**Requirements:**
Quote the listing below in its entirety, omitting every image.

**** Given information ****

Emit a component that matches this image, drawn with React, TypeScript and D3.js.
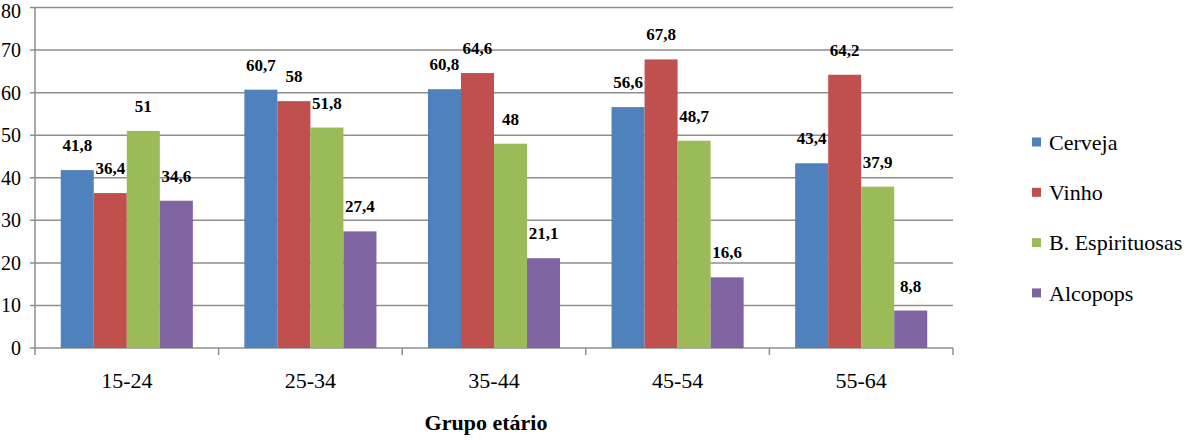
import React from "react";
import * as d3 from "d3";

const categories = ["15-24", "25-34", "35-44", "45-54", "55-64"];
const seriesNames = ["Cerveja", "Vinho", "B. Espirituosas", "Alcopops"];
const cerveja = [41.8, 60.7, 60.8, 56.6, 43.4];
const vinho = [36.4, 58, 64.6, 67.8, 64.2];
const espirituosas = [51, 51.8, 48, 48.7, 37.9];
const alcopops = [34.6, 27.4, 21.1, 16.6, 8.8];
const yTicks = [0, 10, 20, 30, 40, 50, 60, 70, 80];
const colors = ["#4F81BD", "#C0504D", "#9BBB59", "#8064A2"];

const seriesValues = [cerveja, vinho, espirituosas, alcopops];

const W = 1199;
const H = 440;
const left = 35;
const right = 953;
const top = 7.5;
const bottom = 348;

const fmt = (v: number) => String(v).replace(".", ",");
const FF = "Liberation Serif";

export default function App() {
  const x0 = d3.scaleBand<string>().domain(categories).range([left, right]).padding(0);
  const x1 = d3
    .scaleBand<string>()
    .domain(seriesNames)
    .range([0, x0.bandwidth()])
    .paddingInner(0)
    .paddingOuter(0.78);
  const y = d3.scaleLinear().domain([0, 80]).range([bottom, top]);
  const gridColor = "#8e8e8e";
  const ts = { fontFamily: FF };

  return (
    <div style={{ position: "absolute", left: 0, top: 0, width: W, height: H, fontFamily: FF }}>
      <svg width={W} height={H} style={{ display: "block" }}>
        <rect x={0} y={0} width={W} height={H} fill="#fff" />
        {yTicks.map((t) => (
          <line
            key={"g" + t}
            x1={left - 5}
            x2={right}
            y1={y(t)}
            y2={y(t)}
            stroke={gridColor}
            strokeWidth={1.5}
          />
        ))}
        <line x1={left} x2={left} y1={top} y2={bottom + 7} stroke={gridColor} strokeWidth={1.5} />
        {yTicks.map((t) => (
          <text
            key={"yl" + t}
            x={21}
            y={Math.max(y(t), 11)}
            dy="0.35em"
            textAnchor="end"
            fontSize={20}
            fill="#000"
            style={ts}
          >
            {t}
          </text>
        ))}
        {categories.map((c) => (
          <line
            key={"xt" + c}
            x1={(x0(c) as number) + x0.bandwidth()}
            x2={(x0(c) as number) + x0.bandwidth()}
            y1={bottom}
            y2={bottom + 7}
            stroke={gridColor}
            strokeWidth={1.5}
          />
        ))}
        {categories.map((c, ci) =>
          seriesNames.map((s, si) => {
            const v = seriesValues[si][ci];
            const bx = (x0(c) as number) + (x1(s) as number);
            return (
              <rect
                key={c + s}
                x={bx}
                y={y(v)}
                width={x1.bandwidth()}
                height={bottom - y(v)}
                fill={colors[si]}
              />
            );
          })
        )}
        {categories.map((c, ci) =>
          seriesNames.map((s, si) => {
            const v = seriesValues[si][ci];
            const cx = (x0(c) as number) + (x1(s) as number) + x1.bandwidth() / 2;
            return (
              <text
                key={"dl" + c + s}
                x={cx}
                y={y(v) - 19}
                textAnchor="middle"
                fontSize={17}
                fontWeight="bold"
                fill="#000"
                style={ts}
              >
                {fmt(v)}
              </text>
            );
          })
        )}
        {categories.map((c) => (
          <text
            key={"cl" + c}
            x={(x0(c) as number) + x0.bandwidth() / 2}
            y={380}
            dy="0.35em"
            textAnchor="middle"
            fontSize={22}
            fill="#000"
            style={ts}
          >
            {c}
          </text>
        ))}
        <text
          x={486}
          y={422}
          dy="0.35em"
          textAnchor="middle"
          fontSize={22}
          fontWeight="bold"
          fill="#000"
          style={ts}
        >
          Grupo etário
        </text>
        {seriesNames.map((s, i) => {
          const cy = 142 + i * 50.3;
          return (
            <g key={"lg" + s}>
              <rect x={1032} y={cy - 4.5} width={9} height={9} fill={colors[i]} />
              <text x={1049} y={cy} dy="0.35em" fontSize={22} fill="#000" style={ts}>
                {s}
              </text>
            </g>
          );
        })}
      </svg>
    </div>
  );
}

****

**Reply to the task:**
Emit a component that matches this image, drawn with React, TypeScript and D3.js.
import React from "react";
import * as d3 from "d3";

const categories = ["15-24", "25-34", "35-44", "45-54", "55-64"];
const seriesNames = ["Cerveja", "Vinho", "B. Espirituosas", "Alcopops"];
const cerveja = [41.8, 60.7, 60.8, 56.6, 43.4];
const vinho = [36.4, 58, 64.6, 67.8, 64.2];
const espirituosas = [51, 51.8, 48, 48.7, 37.9];
const alcopops = [34.6, 27.4, 21.1, 16.6, 8.8];
const yTicks = [0, 10, 20, 30, 40, 50, 60, 70, 80];
const colors = ["#4F81BD", "#C0504D", "#9BBB59", "#8064A2"];

const seriesValues = [cerveja, vinho, espirituosas, alcopops];

const W = 1199;
const H = 440;
const left = 35;
const right = 953;
const top = 7.5;
const bottom = 348;

const fmt = (v: number) => String(v).replace(".", ",");
const FF = "Liberation Serif";

export default function App() {
  const x0 = d3.scaleBand<string>().domain(categories).range([left, right]).padding(0);
  const x1 = d3
    .scaleBand<string>()
    .domain(seriesNames)
    .range([0, x0.bandwidth()])
    .paddingInner(0)
    .paddingOuter(0.78);
  const y = d3.scaleLinear().domain([0, 80]).range([bottom, top]);
  const gridColor = "#8e8e8e";
  const ts = { fontFamily: FF };

  return (
    <div style={{ position: "absolute", left: 0, top: 0, width: W, height: H, fontFamily: FF }}>
      <svg width={W} height={H} style={{ display: "block" }}>
        <rect x={0} y={0} width={W} height={H} fill="#fff" />
        {yTicks.map((t) => (
          <line
            key={"g" + t}
            x1={left - 5}
            x2={right}
            y1={y(t)}
            y2={y(t)}
            stroke={gridColor}
            strokeWidth={1.5}
          />
        ))}
        <line x1={left} x2={left} y1={top} y2={bottom + 7} stroke={gridColor} strokeWidth={1.5} />
        {yTicks.map((t) => (
          <text
            key={"yl" + t}
            x={21}
            y={Math.max(y(t), 11)}
            dy="0.35em"
            textAnchor="end"
            fontSize={20}
            fill="#000"
            style={ts}
          >
            {t}
          </text>
        ))}
        {categories.map((c) => (
          <line
            key={"xt" + c}
            x1={(x0(c) as number) + x0.bandwidth()}
            x2={(x0(c) as number) + x0.bandwidth()}
            y1={bottom}
            y2={bottom + 7}
            stroke={gridColor}
            strokeWidth={1.5}
          />
        ))}
        {categories.map((c, ci) =>
          seriesNames.map((s, si) => {
            const v = seriesValues[si][ci];
            const bx = (x0(c) as number) + (x1(s) as number);
            return (
              <rect
                key={c + s}
                x={bx}
                y={y(v)}
                width={x1.bandwidth()}
                height={bottom - y(v)}
                fill={colors[si]}
              />
            );
          })
        )}
        {categories.map((c, ci) =>
          seriesNames.map((s, si) => {
            const v = seriesValues[si][ci];
            const cx = (x0(c) as number) + (x1(s) as number) + x1.bandwidth() / 2;
            return (
              <text
                key={"dl" + c + s}
                x={cx}
                y={y(v) - 19}
                textAnchor="middle"
                fontSize={17}
                fontWeight="bold"
                fill="#000"
                style={ts}
              >
                {fmt(v)}
              </text>
            );
          })
        )}
        {categories.map((c) => (
          <text
            key={"cl" + c}
            x={(x0(c) as number) + x0.bandwidth() / 2}
            y={380}
            dy="0.35em"
            textAnchor="middle"
            fontSize={22}
            fill="#000"
            style={ts}
          >
            {c}
          </text>
        ))}
        <text
          x={486}
          y={422}
          dy="0.35em"
          textAnchor="middle"
          fontSize={22}
          fontWeight="bold"
          fill="#000"
          style={ts}
        >
          Grupo etário
        </text>
        {seriesNames.map((s, i) => {
          const cy = 142 + i * 50.3;
          return (
            <g key={"lg" + s}>
              <rect x={1032} y={cy - 4.5} width={9} height={9} fill={colors[i]} />
              <text x={1049} y={cy} dy="0.35em" fontSize={22} fill="#000" style={ts}>
                {s}
              </text>
            </g>
          );
        })}
      </svg>
    </div>
  );
}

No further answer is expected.